GOP lawyers argued that ignores the long standing election law which gives the major parties the power to select their nominees.
Russell said the different statutes must be read together.
He said to him, an individual becomes a major party candidate by being chosen through the normal party process, that the statute "sets out how the candidates get on the ballot by declaring their candidacy after nomination."
He said Miller's election plan "would eliminate major parties from the process." Russell also objected to the fact Miller's plan would allow any number of major party candidates to file, yet limit both minor party candidates - who would be chosen by their party executive committees - and independent candidates - who must get 100 voters to sign petitions putting them on the ballot.
"Why are these people being treated differently," he asked suggesting that raises constitutional issues argued by the GOP.
"I'm also troubled by the fact the Secretary of State is picking and choosing from among the statutes," Russell said.
While Republican lawyer David O'Mara argued that many candidates could be very confusing to voters, Deputy Attorney General Kevin Benson said he doesn't buy that logic. He said when Gray Davis was recalled as California governor, there were 135 people on the ballot.
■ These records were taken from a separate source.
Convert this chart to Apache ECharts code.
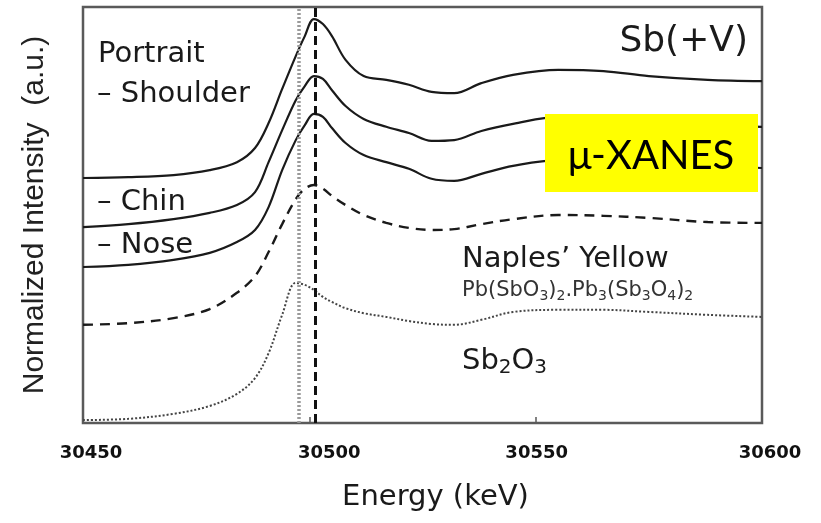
<!DOCTYPE html>
<html>
<head>
<meta charset="utf-8">
<script src="https://cdn.jsdelivr.net/npm/echarts@6/dist/echarts.min.js"></script>
<style>
  html, body { margin: 0; padding: 0; background: #fff; }
  #chart { width: 821px; height: 523px; }
</style>
</head>
<body>
<div id="chart"></div>
<script>
// Sb K-edge XANES spectra, offset vertically for clarity (normalized, a.u.)
const energy = [30450, 30460, 30470, 30478, 30484, 30488, 30491, 30494, 30497, 30499, 30501, 30503, 30505, 30508, 30512, 30517, 30522, 30527, 30532, 30538, 30545, 30555, 30565, 30575, 30588, 30600];

const shoulder = [5.89, 5.91, 5.96, 6.08, 6.27, 6.61, 7.21, 8.03, 8.82, 9.30, 9.71, 9.59, 9.30, 8.73, 8.34, 8.25, 8.13, 7.96, 7.93, 8.17, 8.37, 8.49, 8.46, 8.34, 8.25, 8.22];
const chin     = [4.71, 4.78, 4.90, 5.05, 5.24, 5.55, 6.27, 7.04, 7.76, 8.10, 8.34, 8.27, 8.00, 7.62, 7.31, 7.12, 6.97, 6.78, 6.80, 7.02, 7.19, 7.36, 7.33, 7.26, 7.16, 7.12];
const nose     = [3.75, 3.80, 3.92, 4.09, 4.35, 4.64, 5.19, 6.08, 6.80, 7.16, 7.43, 7.36, 7.09, 6.73, 6.44, 6.27, 6.11, 5.87, 5.82, 5.99, 6.18, 6.32, 6.32, 6.25, 6.18, 6.13];
const naples   = [2.36, 2.40, 2.52, 2.74, 3.13, 3.53, 4.11, 4.78, 5.38, 5.63, 5.72, 5.63, 5.46, 5.24, 5.00, 4.81, 4.69, 4.64, 4.66, 4.78, 4.90, 5.00, 4.98, 4.93, 4.83, 4.81];
const sb2o3    = [0.07, 0.10, 0.22, 0.41, 0.70, 1.08, 1.68, 2.60, 3.37, 3.32, 3.20, 3.03, 2.91, 2.76, 2.64, 2.55, 2.45, 2.38, 2.36, 2.48, 2.67, 2.72, 2.72, 2.67, 2.60, 2.55];

// edge positions: Sb(III) reference (dotted) and Sb(V) white line (dashed)
const edgeSb3 = 30497.7;
const edgeSb5 = 30501.3;

const xTicks = [30450, 30500, 30550, 30600];

const pair = (ys) => energy.map((x, i) => [x, ys[i]]);

const solid = { color: '#1a1a1a', width: 2.2 };
const SMOOTH = 0.35;

const baseText = { fontFamily: 'DejaVu Sans', fontSize: 29, fill: '#1a1a1a', textVerticalAlign: 'middle' };
const label = (text, x, y, extra) => ({ type: 'text', z: 100, style: Object.assign({}, baseText, { text, x, y }, extra || {}) });

const chart = echarts.init(document.getElementById('chart'), null, { renderer: 'canvas' });

chart.setOption({
  animation: false,
  backgroundColor: '#ffffff',
  grid: {
    left: 83, right: 59, top: 7, bottom: 100,
    show: true, borderColor: '#5a5a5a', borderWidth: 2.5, backgroundColor: 'transparent'
  },
  xAxis: {
    type: 'value',
    min: xTicks[0], max: xTicks[xTicks.length - 1], interval: 50,
    name: 'Energy (keV)',
    nameLocation: 'middle',
    nameGap: 60,
    nameTextStyle: { fontFamily: 'DejaVu Sans', fontSize: 29, color: '#1a1a1a', padding: [0, 0, 0, 26] },
    axisLine: { show: false },
    axisTick: { show: true, inside: true, length: 6, lineStyle: { color: '#5a5a5a', width: 1.5 } },
    splitLine: { show: false },
    axisLabel: {
      margin: 21,
      fontFamily: 'DejaVu Sans', fontWeight: 'bold', fontSize: 18, color: '#111',
      formatter: (v) => '{t' + xTicks.indexOf(v) + '|' + v + '}',
      rich: {
        t0: { padding: [0, 0, 0, 16] },
        t1: { padding: [0, 0, 0, 40] },
        t2: { padding: [0, 0, 0, 2] },
        t3: { padding: [0, 0, 0, 16] }
      }
    }
  },
  yAxis: {
    type: 'value',
    min: 0, max: 10,
    name: 'Normalized Intensity  (a.u.)',
    nameLocation: 'middle',
    nameRotate: 90,
    nameGap: 33,
    nameTextStyle: { fontFamily: 'Liberation Sans', fontSize: 30, color: '#222' },
    axisLine: { show: false },
    axisTick: { show: false },
    axisLabel: { show: false },
    splitLine: { show: false }
  },
  series: [
    {
      name: 'Shoulder', type: 'line', data: pair(shoulder),
      smooth: SMOOTH, showSymbol: false, lineStyle: solid,
      markLine: {
        silent: true, symbol: ['none', 'none'], label: { show: false },
        data: [
          { xAxis: edgeSb3, lineStyle: { color: '#9a9a9a', width: 3.5, type: [2, 2] } },
          { xAxis: edgeSb5, lineStyle: { color: '#111', width: 3, type: [9, 5] } }
        ]
      }
    },
    { name: 'Chin', type: 'line', data: pair(chin), smooth: SMOOTH, showSymbol: false, lineStyle: solid },
    { name: 'Nose', type: 'line', data: pair(nose), smooth: SMOOTH, showSymbol: false, lineStyle: solid },
    {
      name: "Naples' Yellow", type: 'line', data: pair(naples), smooth: SMOOTH, showSymbol: false,
      lineStyle: { color: '#1a1a1a', width: 2.4, type: [10, 7] }
    },
    {
      name: 'Sb2O3', type: 'line', data: pair(sb2o3), smooth: SMOOTH, showSymbol: false,
      lineStyle: { color: '#444', width: 2, type: [2, 2] }
    }
  ],
  graphic: [
    label('Portrait', 98, 54),
    label('\u2013 Shoulder', 97, 94),
    label('\u2013 Chin', 97, 202),
    label('\u2013 Nose', 97, 245),
    label('Sb(+V)', 748, 42, { fontSize: 36, textAlign: 'right' }),
    label('Naples\u2019 Yellow', 462, 259),
    label('{n|Pb(SbO}{s|3}{n|)}{s|2}{n|.Pb}{s|3}{n|(Sb}{s|3}{n|O}{s|4}{n|)}{s|2}', 462, 291, {
      fill: '#333',
      rich: {
        n: { fontFamily: 'DejaVu Sans', fontSize: 21, fill: '#333' },
        s: { fontFamily: 'DejaVu Sans', fontSize: 14, fill: '#333', padding: [10, 0, 0, 0] }
      }
    }),
    label('{n|Sb}{s|2}{n|O}{s|3}', 462, 361, {
      rich: {
        n: { fontFamily: 'DejaVu Sans', fontSize: 29, fill: '#1a1a1a' },
        s: { fontFamily: 'DejaVu Sans', fontSize: 20, fill: '#1a1a1a', padding: [13, 0, 0, 0] }
      }
    }),
    { type: 'rect', z: 100, shape: { x: 545, y: 114, width: 213, height: 78 }, style: { fill: '#ffff00' } },
    label('\u03bc-XANES', 651, 156, { fontFamily: 'Lato', fontSize: 40, fill: '#000', textAlign: 'center' })
  ]
});
</script>
</body>
</html>
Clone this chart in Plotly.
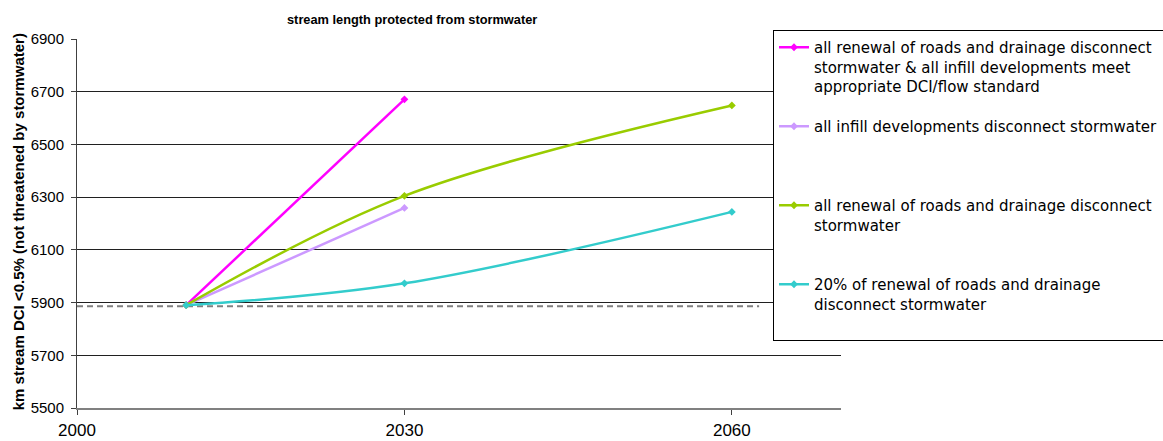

"And Arnold Schwartzenegger won. I don't think you want to go there," said Russell, drawing laughter from the crowded courtroom.
O'Mara argued the state's general election laws must be applied to the special election and that, when that is done, the major parties have the right to nominate their candidate for the election. While Miller billed his plan as taking the process out of the hands of a few powerful party leaders, O'Mara rejected that.
"The notion that it's going to be this smoke-filled room is disingenuous," he said.
He conceded, however, that the decision could be made by as few as the 17 county GOP central committee chairs.
Co-counsel Rew Goodenow charged that Miller's plan abused his discretion, taking away "the right of a major political party to chose their nominee."
Democratic lawyer Marc Elias said nothing in Miller's plan takes that right, that even with several Republicans on the ballot, the GOP still could nominate one candidate and urge all party members to vote for that person.
Benson said after the ruling it's "very likely" the decision will be appealed to the Nevada Supreme Court.